Because when coming into this country, we recognize that we are entering a melting pot. We recognize that by becoming American citizens, we become... Americans. What a concept.
Dropping names like John Tanton mean nothing to me. I suppose I should associate every fringe of a particular stance with whatever you believe?
"Official English offends idea of American diversity."
Except that immigrants that enrich the United States tend to be immigrants who assimilate and learn the language. It makes this presumption that a national language is somehow 'limiting' the American citizens. But really, you can make the inverse argument that all forcing multilingualism does is make people who are mediocre in multiple languages.
It's because we're diverse that we need a common denominator. Being able to understand each other certainly seems like a good way of doing that. Don't you think?
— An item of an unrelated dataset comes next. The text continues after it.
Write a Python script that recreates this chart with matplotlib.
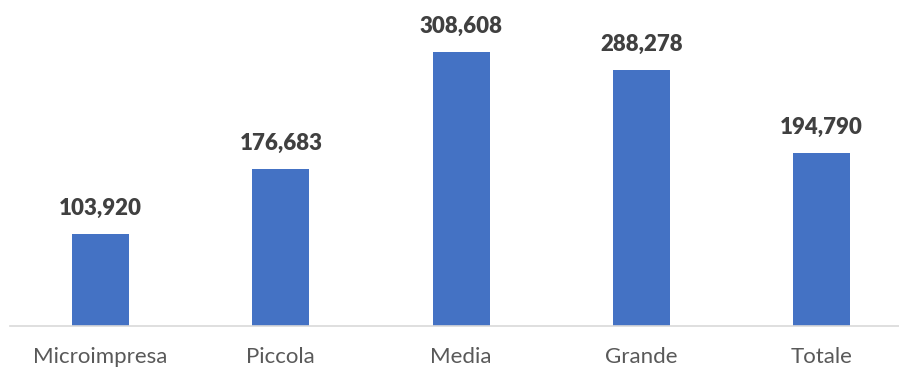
import matplotlib
matplotlib.use("Agg")
import matplotlib.pyplot as plt

categories = ["Microimpresa", "Piccola", "Media", "Grande", "Totale"]
values = [103920, 176683, 308608, 288278, 194790]

plt.rcParams["font.family"] = ["Lato", "DejaVu Sans"]

fig = plt.figure(figsize=(8.99, 3.67), dpi=100)
ax = fig.add_axes([10 / 899, (367 - 326) / 367, 889 / 899, 326 / 367])

x = list(range(len(categories)))
bars = ax.bar(x, values, width=0.317, color="#4472c4", zorder=2)

for xi, v in zip(x, values):
    ax.annotate(f"{v:,}", (xi, v), xytext=(0, 11), textcoords="offset points",
                ha="center", va="bottom", fontsize=16, fontweight="heavy",
                color="#404040")

ax.set_xlim(-0.503, 4.43)
ax.set_ylim(0, 308608 * 326 / 274)
ax.set_xticks(x)
ax.set_xticklabels(categories, fontsize=16, color="#595959")
ax.tick_params(axis="x", length=0, pad=15)
ax.set_yticks([])
for side in ["top", "left", "right"]:
    ax.spines[side].set_visible(False)
ax.spines["bottom"].set_color("#d9d9d9")
ax.spines["bottom"].set_linewidth(1.2)

fig.savefig("out.png", dpi=100)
Pop quiz: Why has every country that has tried multiculturalism come out and said "multiculturalism does not work"?
"Official English degrades image of other languages."
So, only if America has its own national language is every other language devalued? So, I suppose Switzerland devalues all 6,500+ languages besides German, Romansh, Italian and French then, right?
Better yet, for your cultural relativists. Anyone who practices any culture is clearly degrading the image of all other cultures. Any nation with any kind of tradition should discard them immediately!
"US official language violates equal protection in court."
Quite the incentive to learn the language, huh? Even better incentive to uh... not break the law, huh?
"English is not under threat nor needing protection."
Then why am I forced to learn another language against my will?
I skipped the rest because either they weren't relevant to the case I'm making, I agree with them or they weren't really worth addressing. The only valid argument against English as a national language is Constitutional. In other words, it should be a state decision rather than a federal one.
But hey, you can probably just pass me off as a racist. That seems to be the trendy thing to do.